The implications are far-reaching. When lawmakers gain the ability to influence spending decisions, reshape governing boards, dictate curricular content, and restrict hiring practices, the line between public accountability and political control begins to collapse. And as that line blurs, shadow censorship becomes normalized. Universities need not be told explicitly what they cannot do; they begin to anticipate it. They adjust. They comply. They silence themselves.

For those of us in Texas, this trajectory is all too familiar. Senate Bill 17 and Senate Bill 37 and related efforts have already demonstrated how quickly institutional landscapes can shift under political pressure. Iowa now offers a glimpse of what comes next: a more integrated model of governance—one that operates not only through policy, but through the cultivation of institutional fear and constraint.

So yes, all eyes should be on Iowa. Not because it is unique, but because it is indicative. What is being built there is not just a set of policies, but a governing framework—increasingly shared by a number of states, including Texas. It is one that produces compliance without always needing to command it.
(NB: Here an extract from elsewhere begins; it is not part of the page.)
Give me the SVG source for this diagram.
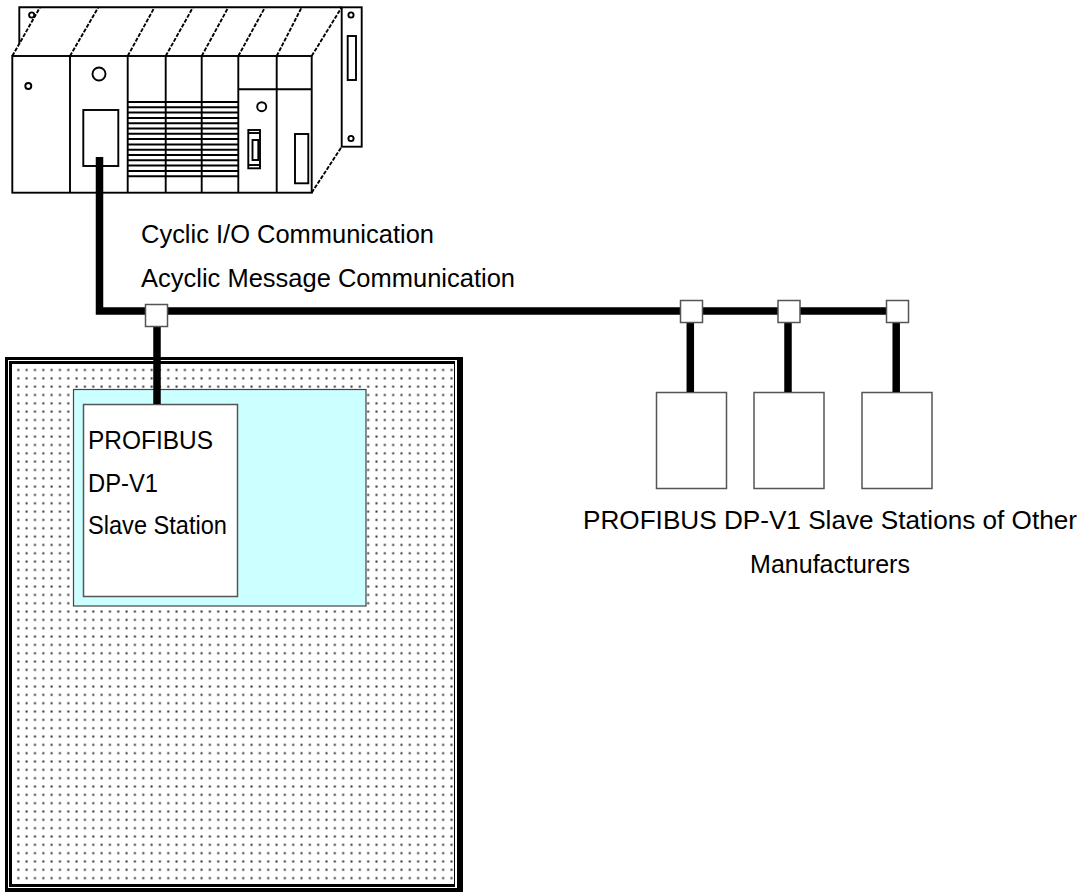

And that is precisely how shadow censorship works. 

Reference

Valenzuela, A. (2026, March 20). Shadow censorship: How fear is rewriting higher education in Texas. Educational Equity, Policy & Politics in Texas. Politics and Policy. https://texasedequity.blogspot.com/2026/03/when-fear-governs-sb-17-shadow.html

All Eyes on Iowa













In recent years, Florida, Indiana, Ohio, Texas, and Utah have taken turns leading conservative efforts to make colleges less woke, less expensive, and more work-force-oriented. Here comes the Hawkeye State.

Iowa Republicans are pushing an aggressive agenda to revamp public and private colleges. More than 20 bills have been introduced this month, The Chronicle’s Aisha Baiocchi reports. Among notable proposals:

  • Community-college bachelor’s degrees: Two-year colleges could offer four-year degrees that fill unmet local work-force needs. Private colleges say that could put them out of business, The Chronicle’s Lee Gardner reports.
  • Public-university governance overhaul: Regents’ terms would be shortened, a student regent would lose voting power, and lawmakers would be added as nonvoting board members, The Gazette reported. The Legislature could reverse spending decisions. Post-tenure review, program cuts, general-education scrutiny, and Faculty Senate limits would loom.
  • Civics at public colleges: Undergraduates at public universities would have to take courses on American history and government that couldn’t be “devoted to the study of subgroups,” according to The Gazette. 
  • Civics at private colleges: The House Higher Education Committee chair asked private colleges to adopt the same requirements pitched for their public counterparts, citing “a gradual erosion of foundational knowledge about our nation’s history, its founding principles, and the rights and responsibilities of citizenship,” the Iowa Capital Dispatch reported.
  • State endowment tax: Lawmakers softened an initial proposal but still want to make endowments valued at $500 million or more subject to Iowa’s 7.1-percent corporate tax rate, the Iowa Capital Dispatch reported.
  • Tuition guarantee: In-state tuition at public universities would be frozen for each incoming cohort of undergraduates, starting in 2027, the Iowa Capital Dispatch reported.
  • … and more: Other bills seek to tell regents to sign the Trump administration’s higher-ed compact, bar public universities from hiring Chinese citizens on H-1B work visas, prohibit land acknowledgments, and eliminate DEI from general-education courses.

The bigger picture: What’s proposed in one state inevitably resurfaces in another. Much of what’s being discussed in Iowa has been seen elsewhere, but this particular combination is worth watching as a leading indicator of how other big-government conservatives will try to flex their power over campuses.